**Given information:**
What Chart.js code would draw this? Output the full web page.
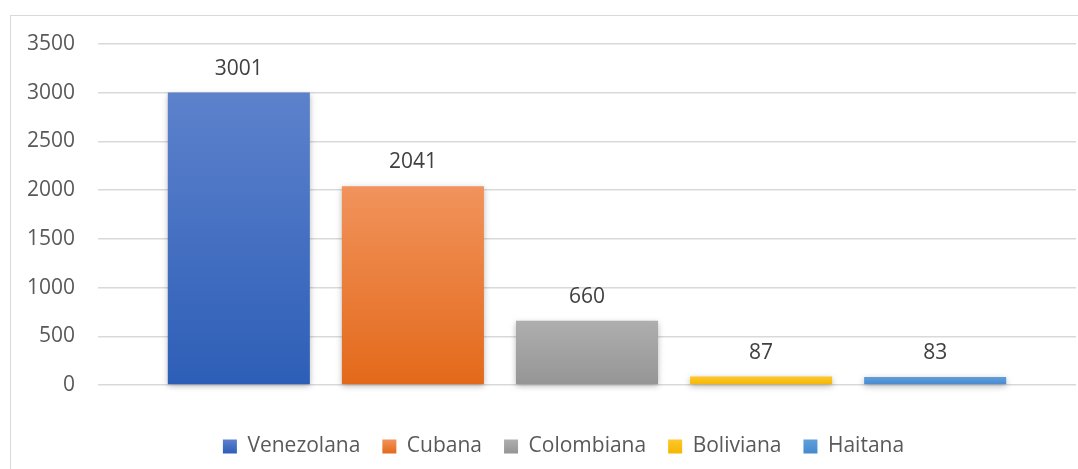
<!DOCTYPE html>
<html>
<head>
<meta charset="utf-8">
<script src="https://cdn.jsdelivr.net/npm/chart.js@4.4.1/dist/chart.umd.min.js"></script>
<style>
  html, body { margin: 0; padding: 0; background: #ffffff; overflow: hidden; }
  body { width: 1078px; height: 469px; position: relative; }
  /* chart frame, only top and left edge are visible in the crop */
  #frame {
    position: absolute; left: 9.5px; top: 14.5px; width: 1069px; height: 456px;
    border-left: 1.5px solid #d9d9d9; border-top: 1.5px solid #d9d9d9;
  }
  #wrap { position: absolute; left: 0; top: 0; width: 1067px; height: 453px; }
</style>
</head>
<body>
<div id="frame">
  <div id="wrap"><canvas id="nationalityChart"></canvas></div>
</div>
<script>
// one empty category, every nationality is its own series
const categories = [''];
const seriesNames = ['Venezolana', 'Cubana', 'Colombiana', 'Boliviana', 'Haitana'];
const seriesValues = [3001, 2041, 660, 87, 83];
const yTickMin = 0;
const yTickMax = 3500;
const yTickStep = 500;

// gradient colours (top, bottom) per series
const topColors = ['#5d82cc', '#f1935c', '#aeaeae', '#ffc72c', '#5f9fdb'];
const bottomColors = ['#2d5eb7', '#e3691a', '#959595', '#f3b700', '#4789cf'];
const flatColors = ['#4472c4', '#ed7d31', '#a5a5a5', '#ffc000', '#5b9bd5'];

const FONT = '"Open Sans", "Noto Sans", sans-serif';
const FONT_SIZE = 21;
const LEGEND_BOX = 14;
const LEGEND_PAD = 22;

// gradient spanning each bar, from its value down to zero
function barGradient(i) {
    return (context) => {
        const chart = context.chart;
        if (!chart.chartArea || context.raw === undefined) return flatColors[i];
        const y = chart.scales.y;
        const g = chart.ctx.createLinearGradient(0, y.getPixelForValue(context.raw), 0, y.getPixelForValue(0));
        g.addColorStop(0, topColors[i]);
        g.addColorStop(1, bottomColors[i]);
        return g;
    };
}

const datasets = seriesNames.map((name, i) => ({
    label: name,
    data: [seriesValues[i]],
    backgroundColor: barGradient(i),
    borderWidth: 0,
    clip: false
}));

// soft shadow under the bars
const barShadow = {
    id: 'barShadow',
    beforeDatasetDraw(chart) {
        const c = chart.ctx;
        c.save();
        c.shadowColor = 'rgba(0,0,0,0.28)';
        c.shadowBlur = 6;
        c.shadowOffsetY = 2;
    },
    afterDatasetDraw(chart) {
        chart.ctx.restore();
    }
};

// value written above each bar
const valueLabels = {
    id: 'valueLabels',
    afterDatasetsDraw(chart) {
        const c = chart.ctx;
        c.save();
        c.font = FONT_SIZE + 'px ' + FONT;
        c.fillStyle = '#404040';
        c.textAlign = 'center';
        c.textBaseline = 'middle';
        chart.data.datasets.forEach((ds, i) => {
            chart.getDatasetMeta(i).data.forEach((bar, j) => {
                c.fillText(String(ds.data[j]), bar.x, bar.y - 24);
            });
        });
        c.restore();
    }
};

// legend sits a little right of centre, and its boxes get the same gradient
const legendTweaks = {
    id: 'legendTweaks',
    afterLayout(chart) {
        chart.legend.left += 20;
        chart.legend.right += 20;
    },
    beforeDraw(chart) {
        const legend = chart.legend;
        const boxTop = legend.top + LEGEND_PAD + (FONT_SIZE - LEGEND_BOX) / 2;
        (legend.legendItems || []).forEach((item) => {
            const i = item.datasetIndex;
            const g = chart.ctx.createLinearGradient(0, boxTop, 0, boxTop + LEGEND_BOX);
            g.addColorStop(0, topColors[i]);
            g.addColorStop(1, bottomColors[i]);
            item.fillStyle = g;
        });
    }
};

new Chart(document.getElementById('nationalityChart'), {
    type: 'bar',
    data: { labels: categories, datasets },
    plugins: [barShadow, valueLabels, legendTweaks],
    options: {
        responsive: true,
        maintainAspectRatio: false,
        animation: false,
        categoryPercentage: 0.89,
        barPercentage: 0.816,
        layout: { padding: { top: 28, right: 2, bottom: 2, left: 0 } },
        plugins: {
            tooltip: { enabled: false },
            legend: {
                position: 'bottom',
                labels: {
                    boxWidth: LEGEND_BOX,
                    boxHeight: LEGEND_BOX,
                    padding: LEGEND_PAD,
                    color: '#595959',
                    font: { family: FONT, size: FONT_SIZE }
                }
            }
        },
        scales: {
            x: {
                ticks: { display: false },
                grid: { display: false },
                border: { display: false },
                afterFit(scale) { scale.height = 29; }
            },
            y: {
                min: yTickMin,
                max: yTickMax,
                ticks: {
                    stepSize: yTickStep,
                    padding: 3,
                    color: '#595959',
                    font: { family: FONT, size: FONT_SIZE },
                    callback: (value) => String(value)
                },
                grid: { color: '#d9d9d9', lineWidth: 1.5, drawTicks: true, tickLength: 20, tickColor: 'rgba(0,0,0,0)' },
                border: { display: false },
                afterFit(scale) { scale.width = 87; }
            }
        }
    }
});
</script>
</body>
</html>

**Work required:**
In the data above, please extract the lines from the first one through the line with "const yTickStep = 500;", exactly, and keep pictures out.

**Response to the exercise:**
What Chart.js code would draw this? Output the full web page.
<!DOCTYPE html>
<html>
<head>
<meta charset="utf-8">
<script src="https://cdn.jsdelivr.net/npm/chart.js@4.4.1/dist/chart.umd.min.js"></script>
<style>
  html, body { margin: 0; padding: 0; background: #ffffff; overflow: hidden; }
  body { width: 1078px; height: 469px; position: relative; }
  /* chart frame, only top and left edge are visible in the crop */
  #frame {
    position: absolute; left: 9.5px; top: 14.5px; width: 1069px; height: 456px;
    border-left: 1.5px solid #d9d9d9; border-top: 1.5px solid #d9d9d9;
  }
  #wrap { position: absolute; left: 0; top: 0; width: 1067px; height: 453px; }
</style>
</head>
<body>
<div id="frame">
  <div id="wrap"><canvas id="nationalityChart"></canvas></div>
</div>
<script>
// one empty category, every nationality is its own series
const categories = [''];
const seriesNames = ['Venezolana', 'Cubana', 'Colombiana', 'Boliviana', 'Haitana'];
const seriesValues = [3001, 2041, 660, 87, 83];
const yTickMin = 0;
const yTickMax = 3500;
const yTickStep = 500;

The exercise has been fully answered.